Putting it all together
Canada’s GDP growth slowed in Q4, at least on a quarter-on-quarter basis. If the quarter-on-quarter reading of 0.6% is annualized, however, then it comes in at 2.6%, which is better than the BOC’s forecast of 1.5%, according to the BOC’s January Monetary Policy Report. The year-on-year reading of 1.9% also beats the BOC’s forecast of 1.6%. Even so, there were signs of weakness, since private business investment slumped in Q4 on both a monthly and year-on-year basis.
Inflation, meanwhile, is already beating the BOC’s forecast of 1.8% for Q1 by coming in at 2.0% as of February, which also happens to meet the BOC’s inflation target.
Looking forward, trade was okay in January but did rather poorly in February by printing the first deficit after three months of surpluses.
And Markit’s PMI report for March noted that exports remained anemic, so trade could potentially be weak again in March, threatening the pace of GDP growth.
But on a more upbeat note, consumer spending seems to be picking up the pace, which may offset the weakness in trade.
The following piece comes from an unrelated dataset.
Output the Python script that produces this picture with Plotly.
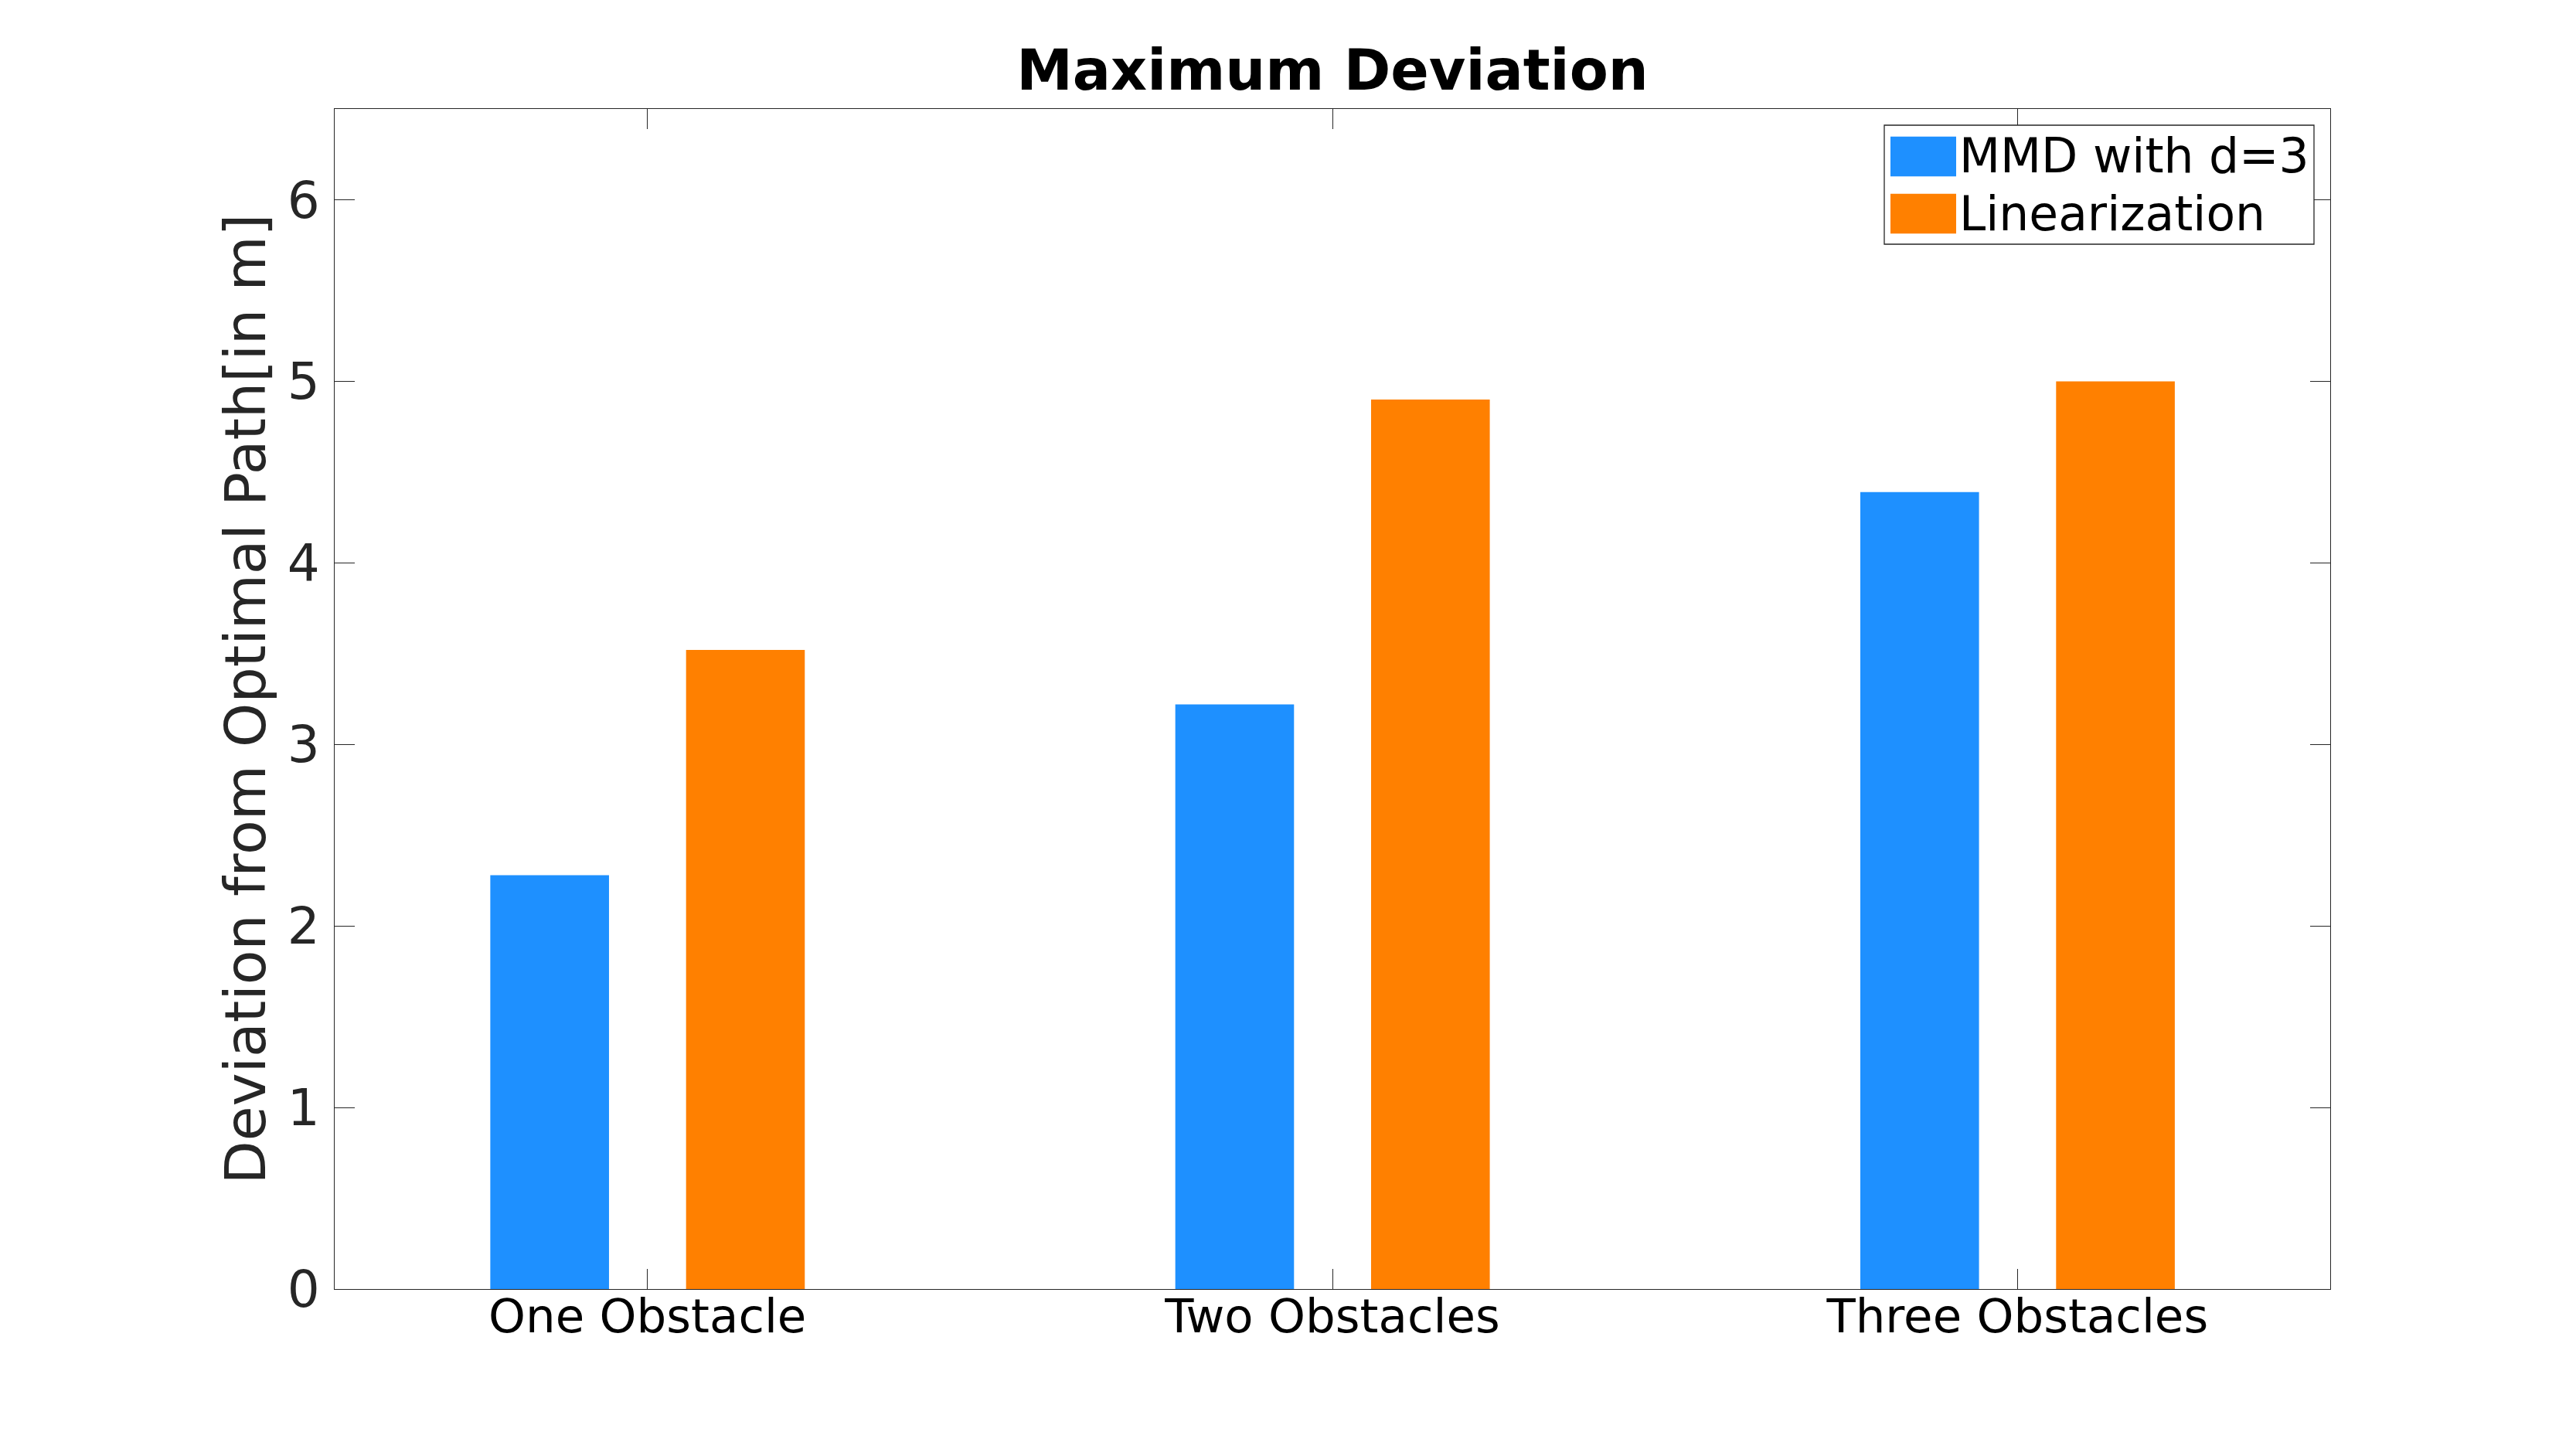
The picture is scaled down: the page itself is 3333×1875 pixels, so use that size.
import plotly.graph_objects as go

# ---- data ----
categories = ["One Obstacle", "Two Obstacles", "Three Obstacles"]
series_names = ["MMD with d=3", "Linearization"]
mmd_values = [2.28, 3.22, 4.39]
lin_values = [3.52, 4.90, 5.00]
y_tick_values = [0, 1, 2, 3, 4, 5, 6]
y_tick_labels = ["0", "1", "2", "3", "4", "5", "6"]

# ---- style ----
colors = ["#1E90FF", "#FF8000"]
FONT = "DejaVu Sans"
AX = "#262626"

W, H = 3333, 1875
OFF = 8  # page body margin
ML, MR, MT, MB = 425, 326, 133, 215
PW, PH = W - ML - MR, H - MT - MB


def px(X):
    return (X - OFF - ML) / PW


def py(Y):
    return (H - MB - (Y - OFF)) / PH


bar_width = 0.1733
offsets = [-0.2294, 0.0564]

fig = go.Figure()
for name, vals, col, off in zip(series_names, [mmd_values, lin_values], colors, offsets):
    fig.add_trace(go.Bar(
        x=categories, y=vals, name=name,
        marker=dict(color=col, line=dict(width=0)),
        width=bar_width, offset=off, showlegend=False,
    ))

# custom legend (box, swatches, labels)
shapes = [dict(type="rect", xref="paper", yref="paper",
               x0=px(2438), x1=px(2994), y0=py(316), y1=py(162),
               line=dict(color=AX, width=1.3), fillcolor="white", layer="above")]
annotations = []
rows = [(176.7, 228.3), (250.7, 302.3)]
for (t, b), col, name in zip(rows, colors, series_names):
    shapes.append(dict(type="rect", xref="paper", yref="paper",
                       x0=px(2446), x1=px(2531), y0=py(b), y1=py(t),
                       line=dict(width=0), fillcolor=col, layer="above"))
    annotations.append(dict(xref="paper", yref="paper", x=px(2533), y=py((t + b) / 2),
                            xanchor="left", yanchor="middle", text=name, showarrow=False,
                            font=dict(family=FONT, size=61.5, color="black")))

# y-axis title
annotations.append(dict(xref="paper", yref="paper", x=px(317), y=0.5,
                        xanchor="center", yanchor="middle", textangle=-90,
                        text="Deviation from Optimal Path[in m]", showarrow=False,
                        font=dict(family=FONT, size=73, color=AX)))

fig.update_layout(
    width=W, height=H,
    margin=dict(l=ML, r=MR, t=MT, b=MB, autoexpand=False),
    paper_bgcolor="white", plot_bgcolor="white",
    barmode="group",
    title=dict(text="<b>Maximum Deviation</b>", x=0.5, xref="paper", xanchor="center",
               y=1 - (90 - OFF) / H, yref="container", yanchor="middle",
               font=dict(family=FONT, size=73, color="black")),
    shapes=shapes, annotations=annotations,
    xaxis=dict(type="category", range=[-0.4566, 2.4566], showgrid=False, zeroline=False,
               showline=True, linecolor=AX, linewidth=1.3, mirror="ticks",
               ticks="inside", ticklen=26, tickwidth=1.3, tickcolor=AX,
               ticklabelstandoff=-18,
               tickfont=dict(family=FONT, size=61, color="black"), automargin=False),
    yaxis=dict(range=[0, 6.5], tickvals=y_tick_values, ticktext=y_tick_labels,
               showgrid=False, zeroline=False,
               showline=True, linecolor=AX, linewidth=1.3, mirror="ticks",
               ticks="inside", ticklen=26, tickwidth=1.3, tickcolor=AX,
               ticklabelstandoff=5,
               tickfont=dict(family=FONT, size=66, color=AX), automargin=False),
)

fig.write_html("out.html")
And Markit’s PMI report is also painting an optimistic picture for consumer spending in February and March. And it also helped that labor conditions appeared to be improving since full-time jobs increased for the fourth consecutive month as of March.
With regard to business investment, overall construction intentions for both residential and non-residential buildings fell, which may translate to weaker business investment. After all, one of the major contributors to the slump in business investment in Q4 2016 was the 5.9% drop in investment in non-residential buildings, as noted in one of the bullet points earlier.
As for inflation, the inflation sub-index for Ivey’s PMI report shows that prices are still increasing but continued to trend lower, which may translate to further weakness in CPI.
Overall, a rather mixed picture, since the labor market seems to be improving and domestic demand looks set to continue strengthening. However, prospects for trade look shaky while business investment may suffer from weaker investment in the non-residential building again. Also, inflation remains strong, but leading indicators point to potential weakness.